Paddle across the notorious bass Strait, via the Eastern route, in preparation for our upcoming trans Tasman expedition.
- James Castrission
- Justin Jones
Distance Covered: approx 350km
Days paddling: 9 days
Hands down the BEST pound for pound trip that I have ever been on. I get asked a lot whether I would do the Tasman or the Antarctic journey again…to which I always answer WHY would I bother doing something for a second time when there are SO MANY other cool trips to do. This trip would have to be one of those exceptions to the rule.
Most people spend a year planning their Bass Strait. Cas and I took a month. At first this adventure was just going to be a training trip for the Tasman and a box we ticked to prove that we were serious paddlers. (I think we were trying to prove that to the general paddling community as well as ourselves), but it has since become the benchmark that I weigh all other adventures again.
We paddled from Port Welshpool on Main land Australia to Little Musselroe bay on Tasmania via Refuge Cove (Wilson’s Promontory), Hogan Island, Deal Island, Killiecrankie (Flinder’s Island) and Trouser Point (Flinder’s Island).
We initially had a hiccup at the start of the journey, when I got extremely sick and we had to hol;e up for 3 days in a cabin whilst I recovered…what was it? I’m not too sure but let’s just say that it was coming out at both ends. Not pretty ;(
We took 9 days to paddle the strait even with us having to have a forced rest day on Hogan Island and two at Killiecrankie due to bad weather.
The islands that we camped on were stunning in their own unique way.
Hogan Island was completely uninhabited…well with the exception of a 30 cattle, tonnes of mice, a colony of Fairy…sorry Little Penguins and the odd Cape Barren Goose. We had the run of an old herders cottage that became our home for two nights as we waited for the weather to improve.

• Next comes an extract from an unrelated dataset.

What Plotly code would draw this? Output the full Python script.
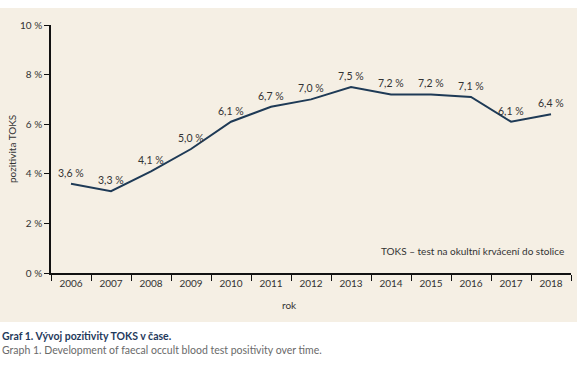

On Deal Island we shared our campsite with Wallabies. Low on water we trekked across the island to the Deal Island lighthouse keepers house. How’s this for a good deal…you can put your hand up to become a caretaker of the island and have all your expenses paid whilst you man the light house and watch the world pass you by (on the to do list for sure!).
We spent two nights at Killicrankie on Flinder’s Island due to gail force weather, and met a chap that gave us a lift across the island to Whitemark so we could grab a pub meal, all we had to do for him was move a cabinet…2 hours of back-breaking work later (we ended up moving his entire shop for him) we finally were able to tuck into a quiet beer and schnitzel.
In typical Cas and Jonesy style, we had planned the crossing extremely well but didn’t have much of clue what to do when we reached the other side! A friend of mine from uni days had offered to pick us up but we had neglected to get maps or directions to this non-descript bay on Tassie’s coast. Luckily I had looked at some maps when we were at the map shop[ 3 weeks earlier and somehow managed to remember how to direct someone along the roads to our spot! (Thanks Esra for the lift back to civilisation!)
Interestingly we came across the worst seas on a day with a fairly benign weather outlook. The tides cause huge currents to roar across the strait from East to West and reverse. When they hit a land mass the currents then flow north and south. Coming around one point on Flinder’s Island we had the wind opposing the direction of the current and although we were only expecting seas of 1m or so were shocked to find ourselves in standing waves of around 3-4metres…glad we didn’t roll
We paddled a double Pittarak kayak across Bass Strait. It was the third time this kayak had crossed the strait and she took great care of us!